Always one to try to get to the bottom of things, I started researching. Was there any scientific explanation for this? While I could not get my hands on any empirical research findings, the anecdotal evidence that I dug up led me to conclude that too many pick-up truck drivers share common and dangerous driving characteristics -- speeding, tailgating, and frequent and careless lane changes. They seem to drive with an attitude that, if involved in an accident, they will be the ones walking away from it. Surely there are careful, courteous and defensive drivers behind the wheels of pick-up trucks, but they are clearly in a minority.

I learned to be extra cautious and to expect the unexpected when these large vehicles suddenly appeared in my rear-view mirror and, over time, got my left and right orientation righted on the highways. I became a more confident driver, but I still got on my guard whenever a pick-up truck came too close on the roads.

A decade later, in late 2008, I was trying to get a teaching position in the New Jersey public school system. I had passed the dreaded Praxis examinations and obtained my teaching certification in the summer of 2008 and had started job hunting in earnest. After about fifty fruitless applications, I was elated when I was called for an interview for an elementary school six-month vacancy position in the Hunterdon school district. The interview was scheduled for the following Monday at 11:00 AM.  In those days, Ujjal did most of the driving, especially when we were going to unfamiliar places or on long distance trips. However, when I broached the idea of being chauffeur-driven to my interview, he pleaded that he just could not take the day off.  
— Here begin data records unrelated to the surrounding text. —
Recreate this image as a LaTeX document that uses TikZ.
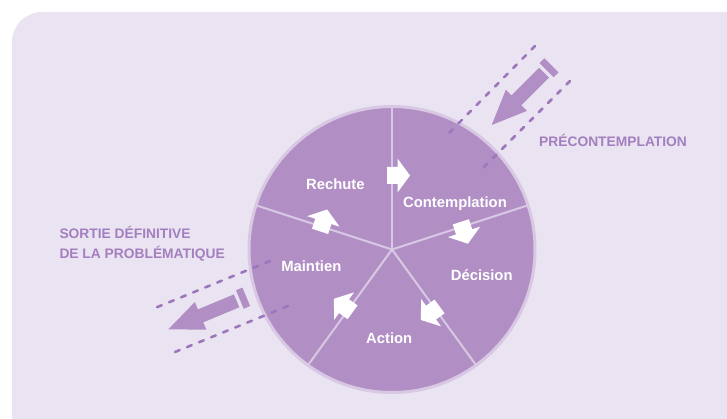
\documentclass[tikz,border=0pt]{standalone}
\usepackage{fontspec}
\setmainfont{Liberation Sans}
\definecolor{bgl}{HTML}{EAE3F1}
\definecolor{circ}{HTML}{B18FC4}
\definecolor{ringc}{HTML}{D8C8E3}
\definecolor{txt}{HTML}{A47FBF}
\definecolor{dashc}{HTML}{9D77BB}
\tikzset{
  stage/.style={text=white, font=\bfseries\fontsize{14.8}{17}\selectfont, anchor=base, inner sep=0pt},
  caption/.style={text=txt, font=\bfseries\fontsize{13.8}{16}\selectfont, anchor=base west, inner sep=0pt},
  dline/.style={dashc, line width=2.6pt, line cap=round, dash pattern=on 5pt off 8pt},
  bigarrow/.style={fill=circ},
}
\begin{document}
\begin{tikzpicture}[x=1pt,y=1pt]
\useasboundingbox (0,0) rectangle (727,419);
\fill[white] (0,0) rectangle (727,419);
\fill[bgl] (12,0) -- (12,377) arc[start angle=180,end angle=90,radius=30] -- (727,407) -- (727,0) -- cycle;
% wheel
\coordinate (C) at (392,169.5);
\fill[circ] (C) circle[radius=143];
\draw[ringc, line width=3pt] (C) circle[radius=143];
\foreach \a in {90,18,-54,-126,162}{
  \draw[ringc, line width=2pt] (C) -- ++(\a:143);
}
\foreach \a in {90,18,-54,-126,162}{
  \begin{scope}[shift={(C)}, rotate=\a, shift={(74,0)}, rotate=-90]
    \fill[white] (-5,-8.5) -- (5.5,-8.5) -- (5.5,-17) -- (18,0) -- (5.5,17) -- (5.5,8.5) -- (-5,8.5) -- cycle;
  \end{scope}
}
% labels
\node[stage] (rechute) at (335.3,229.7) {Rechute};
\node[stage] (contemplation) at (455,211.7) {Contemplation};
\node[stage] (decision) at (481.7,138) {Décision};
\node[stage] (maintien) at (311.3,147.3) {Maintien};
\node[stage] (action) at (389.2,75.7) {Action};
% dashed lines
\coordinate (tra) at (535,373);
\coordinate (trb) at (449,286);
\coordinate (trc) at (570,338);
\coordinate (trd) at (483,251);
\draw[dline] (tra) -- (trb);
\draw[dline] (trc) -- (trd);
\coordinate (la) at (270,158);
\coordinate (lb) at (156.7,111.7);
\coordinate (lc) at (288,113);
\coordinate (ld) at (175,67);
\draw[dline] (la) -- (lb);
\draw[dline] (lc) -- (ld);
% big arrows
\begin{scope}[shift={(491.7,294)}, rotate=45]
  \fill[bigarrow] (0,0) -- (35,15) -- (35,7) -- (74,7) -- (74,-7) -- (35,-7) -- (35,-15) -- cycle;
  \fill[bigarrow] (77.5,-10) rectangle (84.5,10);
\end{scope}
\begin{scope}[shift={(168.3,89.7)}, rotate=22.6]
  \fill[bigarrow] (0,0) -- (35,15) -- (35,7) -- (74,7) -- (74,-7) -- (35,-7) -- (35,-15) -- cycle;
  \fill[bigarrow] (77.5,-10) rectangle (84.5,10);
\end{scope}
% captions
\node[caption] (precontemplation) at (539,272.3) {PRÉCONTEMPLATION};
\node[caption] (sortie1) at (59.3,180.7) {SORTIE DÉFINITIVE};
\node[caption] (sortie2) at (59.3,160.7) {DE LA PROBLÉMATIQUE};
\end{tikzpicture}
\end{document}
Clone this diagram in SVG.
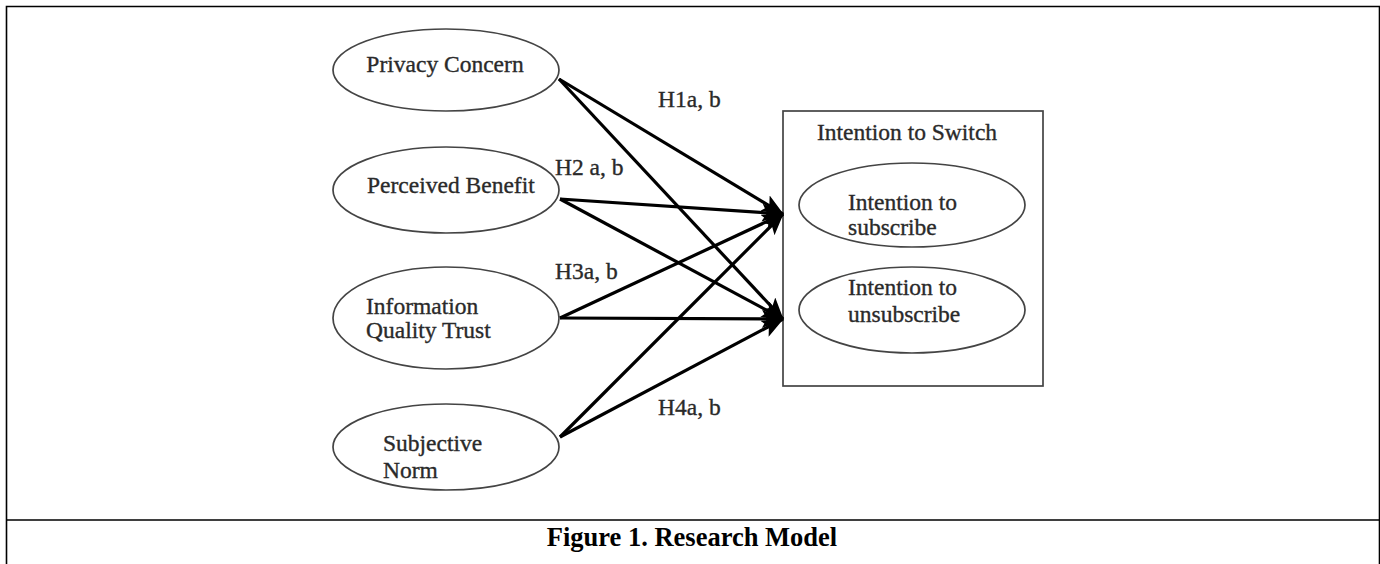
<svg xmlns="http://www.w3.org/2000/svg" width="1380" height="564" viewBox="0 0 1380 564">
<style>
.frame{fill:none;stroke:#000;stroke-width:1.6}
.node{fill:#fff;stroke:#444;stroke-width:1.7}
.box{fill:#fff;stroke:#444;stroke-width:1.7}
.t{font-family:"Liberation Serif","DejaVu Serif",serif;font-size:23.5px;fill:#2a2a2a;stroke:#2a2a2a;stroke-width:0.35}
.cap{font-family:"Liberation Serif","DejaVu Serif",serif;font-size:26.5px;font-weight:bold;fill:#000}
.edge{stroke:#000;stroke-width:3.2;fill:none;marker-end:url(#ah)}
</style>
<defs>
<marker id="ah" markerUnits="userSpaceOnUse" markerWidth="22" markerHeight="18" viewBox="0 0 22 18" refX="21" refY="9" orient="auto">
<path d="M0,0 L22,9 L0,18 L5,9 Z" fill="#000"/>
</marker>
</defs>
<rect width="1380" height="564" fill="#fff"/>
<g id="frame">
<path class="frame" d="M6.5,564 V6.5 H1379.5 V564 M6.5,520 H1379.5"/>
</g>
<g id="caption"><text class="cap" x="692" y="546" text-anchor="middle">Figure 1. Research Model</text></g>
<g id="switch-box">
<rect class="box" x="783" y="111" width="260" height="275"/>
<text class="t" x="907" y="140" text-anchor="middle">Intention to Switch</text>
</g>
<g id="subscribe">
<ellipse class="node" cx="912" cy="205" rx="113" ry="42"/>
<text class="t" x="848" y="210">Intention to</text>
<text class="t" x="848" y="235">subscribe</text>
</g>
<g id="unsubscribe">
<ellipse class="node" cx="912" cy="310" rx="113" ry="43"/>
<text class="t" x="848" y="295">Intention to</text>
<text class="t" x="848" y="322">unsubscribe</text>
</g>
<g id="privacy">
<ellipse class="node" cx="446" cy="70" rx="113" ry="41"/>
<text class="t" x="445" y="72" text-anchor="middle">Privacy Concern</text>
</g>
<g id="benefit">
<ellipse class="node" cx="446" cy="190" rx="113" ry="43"/>
<text class="t" x="367" y="193">Perceived Benefit</text>
</g>
<g id="iqt">
<ellipse class="node" cx="446" cy="318" rx="113" ry="51"/>
<text class="t" x="366" y="314">Information</text>
<text class="t" x="366" y="338">Quality Trust</text>
</g>
<g id="norm">
<ellipse class="node" cx="446" cy="447" rx="113" ry="43"/>
<text class="t" x="383" y="451">Subjective</text>
<text class="t" x="383" y="478">Norm</text>
</g>
<g id="connectors">
<line class="edge" x1="559" y1="79" x2="783" y2="214"/>
<line class="edge" x1="559" y1="79" x2="783" y2="319"/>
<line class="edge" x1="560" y1="199" x2="783" y2="214"/>
<line class="edge" x1="560" y1="199" x2="783" y2="319"/>
<line class="edge" x1="560" y1="318" x2="783" y2="214"/>
<line class="edge" x1="560" y1="318" x2="783" y2="319"/>
<line class="edge" x1="560" y1="437" x2="783" y2="214"/>
<line class="edge" x1="560" y1="437" x2="783" y2="319"/>
</g>
<g id="labels">
<text class="t" x="658" y="107">H1a, b</text>
<text class="t" x="555" y="175">H2 a, b</text>
<text class="t" x="555" y="279">H3a, b</text>
<text class="t" x="658" y="415">H4a, b</text>
</g>
</svg>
“Oh well!” I thought, I will do this by myself!  I did not have a smartphone in those days, nor did I have a GPS device in my car. To be on the safe side, I looked up the location and decided to do a dry run to the school the day before my interview. I googled the directions and carefully wrote them down. I set off with my eight-year-old daughter as the designated navigator in charge of reading the directions aloud. As we drove, I realized with some trepidation that this was a completely rural part of Hunterdon County, with long stretches of farmlands and not a soul to be seen.  We reached the school without any trouble and I drove back, confident that I had done my due diligence and would be fine going there alone the next day.  I decided that the next order of business was to buy something professional to wear for the interview. My daughter and I went shopping and I was happy with my purchase of a fawn grey pant suit with an ivory blouse. The new clothes and my trip to the school boosted my confidence and I got down to preparing for the interview.

The next morning, I donned my brand-new pant suit, said a quick prayer to the Gods and set off well ahead of schedule for my 11:00 AM interview.  All was well initially but about ten minutes after getting off the highway I realized that I must have taken a wrong turn. I was suddenly on a dirt road with farmland on either side. I stopped and tried calling Ujjal. He had told me he was going to be in meetings all morning. As I feared, he did not pick up. I started again and drove on hoping to hit some milestone that I had seen the previous day.  With growing dread, I realized that I was truly lost.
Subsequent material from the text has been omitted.